Mikael - A Banda surgiu
realmente por causa disso. Só não gostei quando o Manelão passou a acusar nas
entrevistas que dava, que o Sergio Valente foi o responsável pelo não pagamento
da dívida da Corte, quando na realidade o Sergio não tinha nada a ver. Por
causa disso me aborreci com o Manelão. Sempre dizia: O Sergio Valente já morreu
você não devia falar contra ele porque quem pagou a despesa fui eu. Outra briga
foi por causa da música da Banda que ele nunca disse que foi você que fez, ele
dizia que era dele com o João do Vale eu briguei com ele por causa disso.
Ficamos sem nos falar por algum tempo.
Zk – Como foi que de pizzaiolo você
virou gráfico?
Mikael – Na verdade eu não
fui pra gráfica, fui empurrado pra gráfica. Por falta de opção na época, depois
que vendi tudo la da Rogério Weber (por alguns anos a Roda Viva funcionou na
rua Rogério Weber esquina com a Alexandre Guimarães) e fiquei sem fazer nada. Pra
completar veio o Plano Collor e acabou de enterrar porque ninguém tinha mais
dinheiro pra sair de casa e por isso parei com a pizzaria. Eu tinha 40
funcionários, a Banda Roda Viva tinha doze músicos, garçom também eram 12. Tudo
era doze na Roda Viva e o Plano Collor acabou com tudo.
Zk – Ai foi pro ramo de gráfica?
Mikael – Quando fui
convidado para atuar no ramo disse que não sabia mexer com gráfica. O Ibraim da
gráfica Leonora de Vilhena insistia, você tem prestígio é muito conhecido. Ai
fiquei representante da Gráfica Leonora em Porto Velho por falta do que fazer,
fiquei por muito tempo até que consegui enxergar que esse ramos é viável. De 95
a 2000 fui apenas representante e então decidi montar o meu negócio. Comecei
com a distribuidora de papel, material de expediente, papelaria essa coisa
todas e ai surgiu a área de gráfica. Comprei uma maquininha impressora que está
guardada até hoje e funciona.
Zk – Surge a Imediata?
Mikael – Até hoje
não entendo nada de gráfica, entendo de comercio, de venda, de planejar, essas
coisas que os árabes sabem fazer. Somos comerciantes não interessa o ramo. Hoje
nosso parque gráfico é um dos mais modernos da Amazônia e do Brasil.

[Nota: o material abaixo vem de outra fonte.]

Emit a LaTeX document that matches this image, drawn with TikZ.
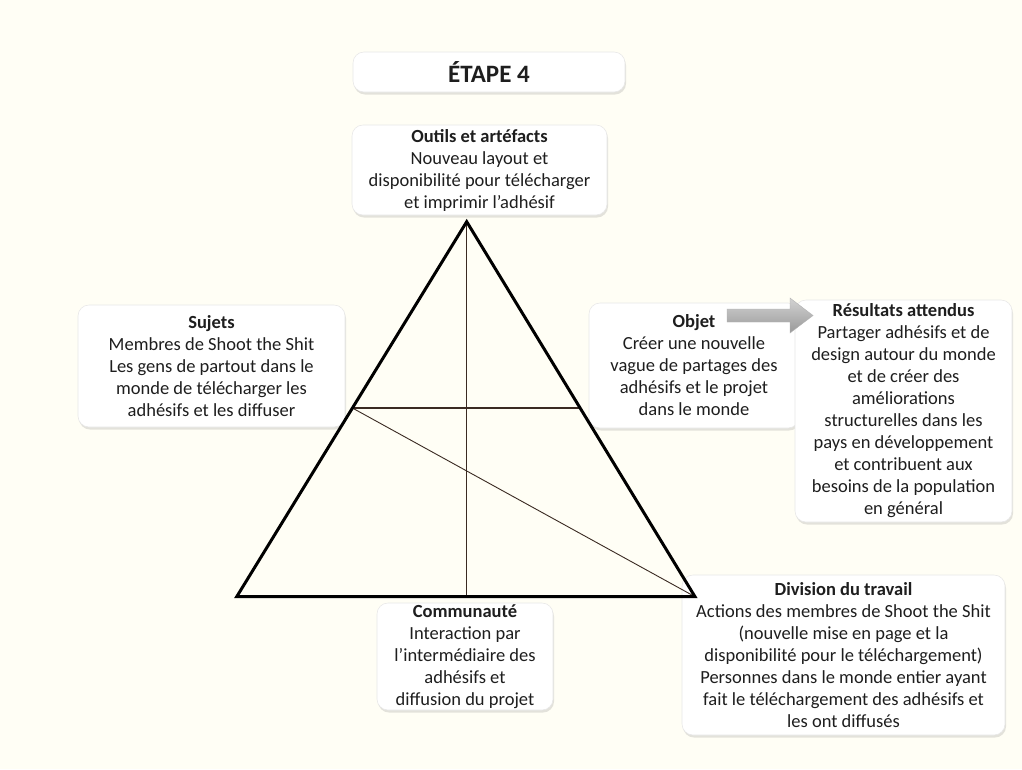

Zk – Em tempo de campanha eleitoral,
vocês trabalham só para um candidato ou atendem vários partidos?
Mikael – Hoje em
política não existe a ética. O candidato quando começa se diz honesto, acha que
vai ganhar, que vai ser bom administrador e quando perde a eleição não tem
dinheiro pra sanar parte das dívidas e a gente confia nas pessoas, porque é o
nosso ramo. Já levamos muito cano de candidato e de partido e mesmo assim não
paramos de atendê-los essa é a nossa política. Atender a todos sem distinção e
acima de tudo acreditar que todos são honestos. Quem morre de véspera é peru.
Zk – E o parque da Imediata?
Mikael – Apesar de termos
um dos melhores equipamentos do mundo em se falando de gráfica. Hoje aqui é
tudo interligado via rede de informática, uma máquina conversa com a outra.
Temos um equipamento ligado diretamente com a fábrica na Alemanha, na hora que
acontece algum problema, os técnicos da fábrica na Alemanha é quem resolvem e a
máquina volta a funcionar aqui em Porto Velho. Porém, não é apenas um
equipamento de ponta que faz a gráfica funcionar bem. O maior responsável pelo
bom desempenho da empresa são nosso funcionários. Nossos técnicos, é o ser humano.
Investimos na formação profissional dos nossos técnicos que enviamos a São
Paulo para se especializarem e outras vezes trazemos os técnicos aqui para
aplicar cursos para os nossos funcionários. Tudo que você viu no nosso parque
gráfico não foi feito em um dia, levou anos para chegarmos aonde chegamos.
Nosso técnicos são todos formados, aqui não existe o curioso. São todos
capacitados que passam por cursos de reciclagem constantemente. A única pessoa
que não sabe nada de gráfica na Imediata sou eu.